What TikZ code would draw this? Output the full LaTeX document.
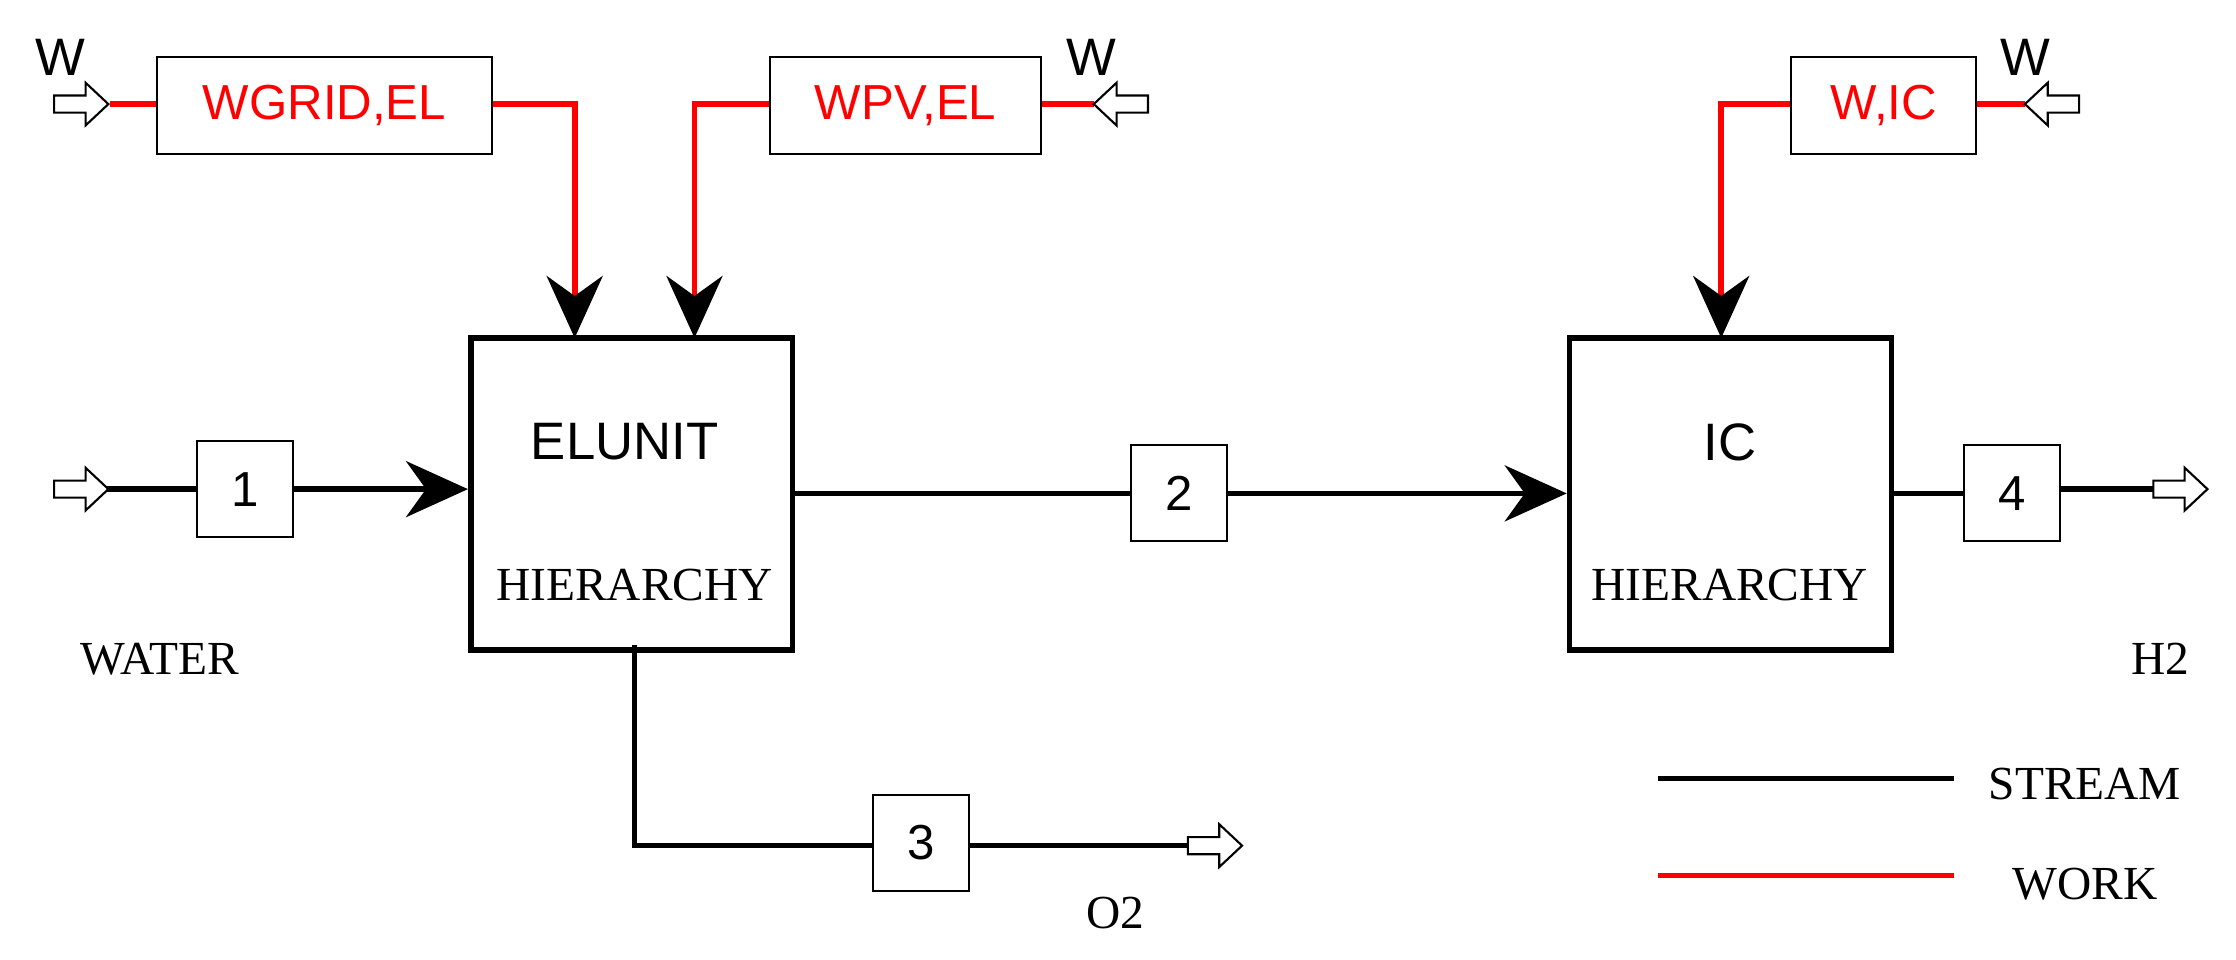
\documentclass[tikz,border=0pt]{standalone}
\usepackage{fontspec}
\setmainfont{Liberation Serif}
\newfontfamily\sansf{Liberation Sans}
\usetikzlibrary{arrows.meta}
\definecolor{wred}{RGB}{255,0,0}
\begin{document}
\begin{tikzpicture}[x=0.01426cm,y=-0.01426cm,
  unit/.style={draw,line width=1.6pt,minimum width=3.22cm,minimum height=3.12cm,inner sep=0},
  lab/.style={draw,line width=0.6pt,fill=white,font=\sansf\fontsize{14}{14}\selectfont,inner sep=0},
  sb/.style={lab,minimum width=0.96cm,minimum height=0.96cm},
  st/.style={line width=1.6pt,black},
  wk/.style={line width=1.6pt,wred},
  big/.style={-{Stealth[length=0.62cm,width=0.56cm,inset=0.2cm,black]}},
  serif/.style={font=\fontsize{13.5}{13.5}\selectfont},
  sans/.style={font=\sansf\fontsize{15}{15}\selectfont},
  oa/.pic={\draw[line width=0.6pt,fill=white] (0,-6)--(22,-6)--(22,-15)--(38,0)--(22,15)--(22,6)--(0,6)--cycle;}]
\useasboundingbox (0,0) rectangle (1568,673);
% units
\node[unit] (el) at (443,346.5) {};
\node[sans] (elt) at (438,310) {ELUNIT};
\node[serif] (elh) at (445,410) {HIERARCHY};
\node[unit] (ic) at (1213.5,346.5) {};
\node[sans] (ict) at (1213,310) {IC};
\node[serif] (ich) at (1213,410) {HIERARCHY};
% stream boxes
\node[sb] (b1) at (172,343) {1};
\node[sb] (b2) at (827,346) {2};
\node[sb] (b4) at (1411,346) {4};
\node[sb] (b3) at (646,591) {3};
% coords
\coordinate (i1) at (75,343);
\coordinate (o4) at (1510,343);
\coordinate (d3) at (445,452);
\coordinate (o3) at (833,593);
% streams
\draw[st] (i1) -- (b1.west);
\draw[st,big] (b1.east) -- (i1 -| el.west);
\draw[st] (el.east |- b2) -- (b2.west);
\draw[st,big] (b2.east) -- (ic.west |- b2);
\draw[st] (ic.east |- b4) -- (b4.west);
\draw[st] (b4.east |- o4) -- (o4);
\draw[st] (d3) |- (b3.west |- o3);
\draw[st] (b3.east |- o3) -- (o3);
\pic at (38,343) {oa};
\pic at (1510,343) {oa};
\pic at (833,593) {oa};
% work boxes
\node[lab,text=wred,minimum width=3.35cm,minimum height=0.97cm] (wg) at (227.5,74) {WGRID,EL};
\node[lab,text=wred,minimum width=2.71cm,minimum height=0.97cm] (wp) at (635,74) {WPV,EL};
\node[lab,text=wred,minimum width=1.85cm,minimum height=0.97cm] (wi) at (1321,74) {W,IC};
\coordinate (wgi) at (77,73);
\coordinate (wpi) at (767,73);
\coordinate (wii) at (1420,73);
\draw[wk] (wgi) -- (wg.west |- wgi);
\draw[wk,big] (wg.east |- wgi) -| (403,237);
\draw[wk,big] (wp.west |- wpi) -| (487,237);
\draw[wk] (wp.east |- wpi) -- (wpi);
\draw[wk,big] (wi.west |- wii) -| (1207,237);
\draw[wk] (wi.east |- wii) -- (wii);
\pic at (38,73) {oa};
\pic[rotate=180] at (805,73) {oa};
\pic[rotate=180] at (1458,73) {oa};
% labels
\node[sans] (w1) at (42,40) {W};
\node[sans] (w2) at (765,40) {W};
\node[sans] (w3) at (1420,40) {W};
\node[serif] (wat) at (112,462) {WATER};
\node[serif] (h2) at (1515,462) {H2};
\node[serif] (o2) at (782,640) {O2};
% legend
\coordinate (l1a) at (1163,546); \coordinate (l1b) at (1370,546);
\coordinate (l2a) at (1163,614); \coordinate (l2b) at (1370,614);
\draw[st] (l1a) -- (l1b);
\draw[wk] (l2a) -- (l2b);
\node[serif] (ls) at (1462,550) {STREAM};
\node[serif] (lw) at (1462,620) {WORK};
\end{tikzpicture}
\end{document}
----
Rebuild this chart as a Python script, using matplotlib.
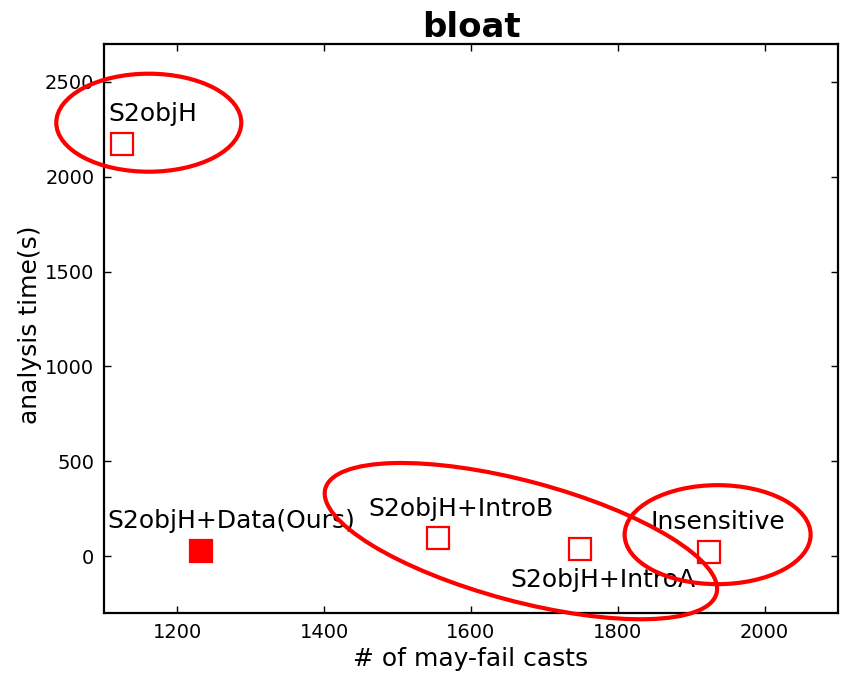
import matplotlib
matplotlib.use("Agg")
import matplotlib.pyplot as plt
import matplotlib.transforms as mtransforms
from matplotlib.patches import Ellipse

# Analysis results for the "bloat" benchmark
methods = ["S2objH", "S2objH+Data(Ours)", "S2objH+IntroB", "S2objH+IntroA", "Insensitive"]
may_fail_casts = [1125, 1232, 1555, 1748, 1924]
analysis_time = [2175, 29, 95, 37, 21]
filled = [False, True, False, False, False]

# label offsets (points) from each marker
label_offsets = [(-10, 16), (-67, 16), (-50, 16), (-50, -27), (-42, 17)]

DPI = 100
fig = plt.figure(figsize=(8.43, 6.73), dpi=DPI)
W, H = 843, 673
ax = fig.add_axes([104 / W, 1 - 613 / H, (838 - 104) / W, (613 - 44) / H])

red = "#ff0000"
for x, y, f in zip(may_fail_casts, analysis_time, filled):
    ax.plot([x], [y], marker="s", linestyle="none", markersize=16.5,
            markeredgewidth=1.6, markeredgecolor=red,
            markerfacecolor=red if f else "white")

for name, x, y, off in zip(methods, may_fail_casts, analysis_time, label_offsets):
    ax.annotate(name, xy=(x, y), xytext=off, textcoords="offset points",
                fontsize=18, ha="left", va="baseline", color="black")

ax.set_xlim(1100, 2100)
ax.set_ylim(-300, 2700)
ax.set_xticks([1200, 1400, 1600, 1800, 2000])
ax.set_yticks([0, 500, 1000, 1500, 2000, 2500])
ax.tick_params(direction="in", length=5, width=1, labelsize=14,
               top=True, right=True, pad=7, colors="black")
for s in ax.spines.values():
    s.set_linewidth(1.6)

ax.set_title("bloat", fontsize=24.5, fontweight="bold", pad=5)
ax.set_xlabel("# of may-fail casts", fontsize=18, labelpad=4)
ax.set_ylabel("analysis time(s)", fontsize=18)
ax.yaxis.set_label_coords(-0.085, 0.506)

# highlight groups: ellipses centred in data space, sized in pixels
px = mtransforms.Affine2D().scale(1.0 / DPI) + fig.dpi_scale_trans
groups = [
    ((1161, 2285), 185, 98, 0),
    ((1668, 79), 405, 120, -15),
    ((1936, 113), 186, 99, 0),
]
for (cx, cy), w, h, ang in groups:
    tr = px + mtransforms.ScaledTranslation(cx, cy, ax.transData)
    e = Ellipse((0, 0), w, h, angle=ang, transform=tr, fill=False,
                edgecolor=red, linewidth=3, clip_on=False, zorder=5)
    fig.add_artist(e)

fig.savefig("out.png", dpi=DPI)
----
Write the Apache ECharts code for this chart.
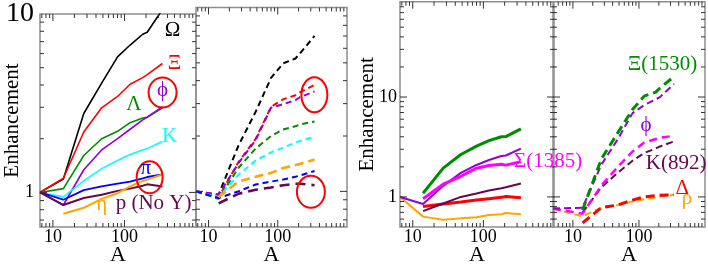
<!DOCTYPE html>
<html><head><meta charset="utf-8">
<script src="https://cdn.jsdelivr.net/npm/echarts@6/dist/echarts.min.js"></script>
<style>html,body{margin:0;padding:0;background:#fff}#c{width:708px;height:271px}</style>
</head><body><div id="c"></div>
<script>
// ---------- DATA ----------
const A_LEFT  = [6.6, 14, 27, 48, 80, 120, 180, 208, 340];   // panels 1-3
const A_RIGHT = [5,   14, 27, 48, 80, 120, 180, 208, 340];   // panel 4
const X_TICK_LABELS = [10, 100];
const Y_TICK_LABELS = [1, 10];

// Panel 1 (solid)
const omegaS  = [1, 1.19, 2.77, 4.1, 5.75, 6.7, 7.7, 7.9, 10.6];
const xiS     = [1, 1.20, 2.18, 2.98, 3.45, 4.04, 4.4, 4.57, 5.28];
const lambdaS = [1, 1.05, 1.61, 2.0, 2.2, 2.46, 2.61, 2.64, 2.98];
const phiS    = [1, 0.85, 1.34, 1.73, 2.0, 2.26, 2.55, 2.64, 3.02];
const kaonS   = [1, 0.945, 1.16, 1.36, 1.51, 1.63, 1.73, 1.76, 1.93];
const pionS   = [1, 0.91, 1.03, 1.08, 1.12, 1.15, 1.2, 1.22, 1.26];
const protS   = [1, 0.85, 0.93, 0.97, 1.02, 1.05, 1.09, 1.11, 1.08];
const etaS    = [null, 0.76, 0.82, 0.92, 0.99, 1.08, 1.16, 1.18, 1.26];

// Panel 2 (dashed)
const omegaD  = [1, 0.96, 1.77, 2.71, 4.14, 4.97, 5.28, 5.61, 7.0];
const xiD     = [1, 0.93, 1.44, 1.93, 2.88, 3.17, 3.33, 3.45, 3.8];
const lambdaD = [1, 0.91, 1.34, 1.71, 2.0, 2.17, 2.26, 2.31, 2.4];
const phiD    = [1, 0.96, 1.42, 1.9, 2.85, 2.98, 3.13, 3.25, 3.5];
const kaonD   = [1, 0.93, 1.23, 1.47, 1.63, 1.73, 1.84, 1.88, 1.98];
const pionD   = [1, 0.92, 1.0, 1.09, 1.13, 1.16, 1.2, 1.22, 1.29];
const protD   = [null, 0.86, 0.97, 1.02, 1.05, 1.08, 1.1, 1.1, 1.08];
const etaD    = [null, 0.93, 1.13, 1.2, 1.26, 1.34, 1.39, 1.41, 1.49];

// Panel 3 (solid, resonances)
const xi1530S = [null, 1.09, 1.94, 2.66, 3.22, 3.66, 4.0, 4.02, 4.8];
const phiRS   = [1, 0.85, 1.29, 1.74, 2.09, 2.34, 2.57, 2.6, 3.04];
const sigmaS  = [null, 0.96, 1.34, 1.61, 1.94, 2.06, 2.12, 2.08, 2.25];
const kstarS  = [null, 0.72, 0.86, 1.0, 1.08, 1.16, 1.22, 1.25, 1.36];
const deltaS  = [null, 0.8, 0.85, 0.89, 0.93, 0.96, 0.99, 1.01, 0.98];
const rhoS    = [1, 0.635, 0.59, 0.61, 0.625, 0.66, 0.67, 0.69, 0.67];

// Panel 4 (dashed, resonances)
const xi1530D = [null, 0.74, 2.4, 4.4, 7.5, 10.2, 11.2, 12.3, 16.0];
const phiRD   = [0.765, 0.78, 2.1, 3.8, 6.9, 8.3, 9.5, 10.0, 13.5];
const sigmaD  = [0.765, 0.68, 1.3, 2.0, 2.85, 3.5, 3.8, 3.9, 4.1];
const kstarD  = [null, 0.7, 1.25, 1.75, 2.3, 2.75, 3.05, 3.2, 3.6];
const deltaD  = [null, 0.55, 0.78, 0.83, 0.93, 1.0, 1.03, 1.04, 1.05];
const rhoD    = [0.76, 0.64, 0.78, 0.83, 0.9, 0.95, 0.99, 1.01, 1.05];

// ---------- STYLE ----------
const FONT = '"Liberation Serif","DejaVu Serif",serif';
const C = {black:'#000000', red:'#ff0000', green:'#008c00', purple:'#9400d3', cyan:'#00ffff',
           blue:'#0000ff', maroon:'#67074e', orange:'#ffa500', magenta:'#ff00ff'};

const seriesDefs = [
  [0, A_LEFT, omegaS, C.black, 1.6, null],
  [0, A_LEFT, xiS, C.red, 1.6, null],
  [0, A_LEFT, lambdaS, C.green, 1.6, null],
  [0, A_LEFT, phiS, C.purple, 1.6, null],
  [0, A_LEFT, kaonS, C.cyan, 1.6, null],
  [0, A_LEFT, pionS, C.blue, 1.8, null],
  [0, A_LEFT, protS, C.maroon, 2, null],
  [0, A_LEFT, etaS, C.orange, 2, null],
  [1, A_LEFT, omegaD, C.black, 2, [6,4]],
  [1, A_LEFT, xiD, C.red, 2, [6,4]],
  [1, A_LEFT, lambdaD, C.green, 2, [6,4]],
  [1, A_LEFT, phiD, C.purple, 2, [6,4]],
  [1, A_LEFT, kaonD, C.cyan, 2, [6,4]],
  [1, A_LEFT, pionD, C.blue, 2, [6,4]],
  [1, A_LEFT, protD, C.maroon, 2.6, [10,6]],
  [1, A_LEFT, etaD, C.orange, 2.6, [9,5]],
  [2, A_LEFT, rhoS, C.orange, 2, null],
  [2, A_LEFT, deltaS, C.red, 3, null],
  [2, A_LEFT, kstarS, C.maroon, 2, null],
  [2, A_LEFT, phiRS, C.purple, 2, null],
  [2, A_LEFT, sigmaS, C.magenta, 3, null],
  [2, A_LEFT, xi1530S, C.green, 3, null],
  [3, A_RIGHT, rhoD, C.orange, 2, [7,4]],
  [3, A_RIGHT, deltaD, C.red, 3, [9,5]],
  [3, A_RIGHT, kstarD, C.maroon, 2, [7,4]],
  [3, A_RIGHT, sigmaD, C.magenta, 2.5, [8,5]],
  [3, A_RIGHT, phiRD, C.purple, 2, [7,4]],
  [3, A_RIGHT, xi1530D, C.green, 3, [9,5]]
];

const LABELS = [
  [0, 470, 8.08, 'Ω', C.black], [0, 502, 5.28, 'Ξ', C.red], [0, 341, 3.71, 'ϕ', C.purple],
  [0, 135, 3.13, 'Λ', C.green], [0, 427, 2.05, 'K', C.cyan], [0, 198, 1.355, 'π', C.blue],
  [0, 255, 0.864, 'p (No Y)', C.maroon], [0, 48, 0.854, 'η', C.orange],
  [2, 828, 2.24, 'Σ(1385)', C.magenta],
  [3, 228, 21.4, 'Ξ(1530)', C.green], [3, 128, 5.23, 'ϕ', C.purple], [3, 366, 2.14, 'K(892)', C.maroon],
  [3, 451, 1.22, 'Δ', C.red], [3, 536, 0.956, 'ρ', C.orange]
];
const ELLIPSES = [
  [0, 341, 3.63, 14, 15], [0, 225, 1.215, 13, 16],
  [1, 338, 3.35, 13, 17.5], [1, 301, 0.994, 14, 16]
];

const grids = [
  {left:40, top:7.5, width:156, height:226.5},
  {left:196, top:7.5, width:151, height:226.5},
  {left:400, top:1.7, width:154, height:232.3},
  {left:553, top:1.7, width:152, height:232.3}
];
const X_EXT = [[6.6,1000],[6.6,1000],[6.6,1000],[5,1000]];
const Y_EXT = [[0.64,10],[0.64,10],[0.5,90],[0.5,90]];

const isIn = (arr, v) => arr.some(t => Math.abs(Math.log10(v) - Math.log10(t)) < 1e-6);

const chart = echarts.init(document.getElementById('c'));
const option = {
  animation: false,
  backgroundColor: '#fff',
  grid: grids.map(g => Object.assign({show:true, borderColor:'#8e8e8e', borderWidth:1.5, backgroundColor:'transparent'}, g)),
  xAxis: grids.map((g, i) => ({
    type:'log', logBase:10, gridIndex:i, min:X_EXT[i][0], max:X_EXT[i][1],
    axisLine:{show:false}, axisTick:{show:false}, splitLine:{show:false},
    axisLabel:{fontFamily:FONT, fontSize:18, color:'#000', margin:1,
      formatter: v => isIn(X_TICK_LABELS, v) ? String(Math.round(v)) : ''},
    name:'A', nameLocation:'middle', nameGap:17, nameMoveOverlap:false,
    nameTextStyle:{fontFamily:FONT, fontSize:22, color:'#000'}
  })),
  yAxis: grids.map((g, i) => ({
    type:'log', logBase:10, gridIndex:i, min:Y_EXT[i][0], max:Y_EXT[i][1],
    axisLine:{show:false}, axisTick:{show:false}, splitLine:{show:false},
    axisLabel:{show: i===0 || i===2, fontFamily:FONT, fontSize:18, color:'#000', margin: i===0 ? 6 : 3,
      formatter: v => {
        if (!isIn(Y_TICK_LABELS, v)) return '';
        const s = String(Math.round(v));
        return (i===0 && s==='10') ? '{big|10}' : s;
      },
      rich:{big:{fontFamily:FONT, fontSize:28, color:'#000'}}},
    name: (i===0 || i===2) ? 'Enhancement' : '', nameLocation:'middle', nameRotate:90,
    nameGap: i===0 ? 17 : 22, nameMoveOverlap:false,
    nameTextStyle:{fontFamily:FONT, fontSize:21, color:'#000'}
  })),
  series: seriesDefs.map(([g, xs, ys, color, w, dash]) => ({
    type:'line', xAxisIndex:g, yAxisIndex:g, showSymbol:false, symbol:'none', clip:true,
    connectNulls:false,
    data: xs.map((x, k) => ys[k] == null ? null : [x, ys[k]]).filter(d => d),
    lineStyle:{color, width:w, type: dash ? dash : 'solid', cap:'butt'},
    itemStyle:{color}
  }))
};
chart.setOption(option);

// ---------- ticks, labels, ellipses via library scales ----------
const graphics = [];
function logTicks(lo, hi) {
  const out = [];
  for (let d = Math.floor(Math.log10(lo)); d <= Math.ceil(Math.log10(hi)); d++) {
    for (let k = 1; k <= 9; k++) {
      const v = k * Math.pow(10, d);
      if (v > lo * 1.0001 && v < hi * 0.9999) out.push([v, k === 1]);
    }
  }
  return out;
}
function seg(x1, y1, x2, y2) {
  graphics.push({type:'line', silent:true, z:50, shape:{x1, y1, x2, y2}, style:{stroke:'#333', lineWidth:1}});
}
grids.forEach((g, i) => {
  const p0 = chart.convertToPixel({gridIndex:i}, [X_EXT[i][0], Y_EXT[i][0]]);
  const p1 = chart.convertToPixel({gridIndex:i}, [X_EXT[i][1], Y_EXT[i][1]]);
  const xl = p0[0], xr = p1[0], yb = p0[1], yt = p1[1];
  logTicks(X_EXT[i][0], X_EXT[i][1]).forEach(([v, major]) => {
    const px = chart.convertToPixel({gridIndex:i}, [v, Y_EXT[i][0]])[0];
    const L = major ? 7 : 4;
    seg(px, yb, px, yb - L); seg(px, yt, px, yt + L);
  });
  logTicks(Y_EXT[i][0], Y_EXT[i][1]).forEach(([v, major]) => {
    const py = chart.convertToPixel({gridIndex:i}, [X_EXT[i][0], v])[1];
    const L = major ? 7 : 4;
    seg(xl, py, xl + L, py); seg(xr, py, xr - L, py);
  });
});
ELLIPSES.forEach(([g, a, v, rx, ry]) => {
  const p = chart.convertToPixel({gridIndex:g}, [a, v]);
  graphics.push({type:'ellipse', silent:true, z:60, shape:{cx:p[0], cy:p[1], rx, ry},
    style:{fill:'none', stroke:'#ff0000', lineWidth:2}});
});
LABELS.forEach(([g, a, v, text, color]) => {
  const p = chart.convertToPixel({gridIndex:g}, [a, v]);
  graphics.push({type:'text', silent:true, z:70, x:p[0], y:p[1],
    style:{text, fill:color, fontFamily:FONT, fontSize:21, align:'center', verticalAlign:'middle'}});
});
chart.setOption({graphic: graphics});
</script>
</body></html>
----
» Task brief:
Tally the lines holding the string "code" and give only the count.

» Answer to this task:
2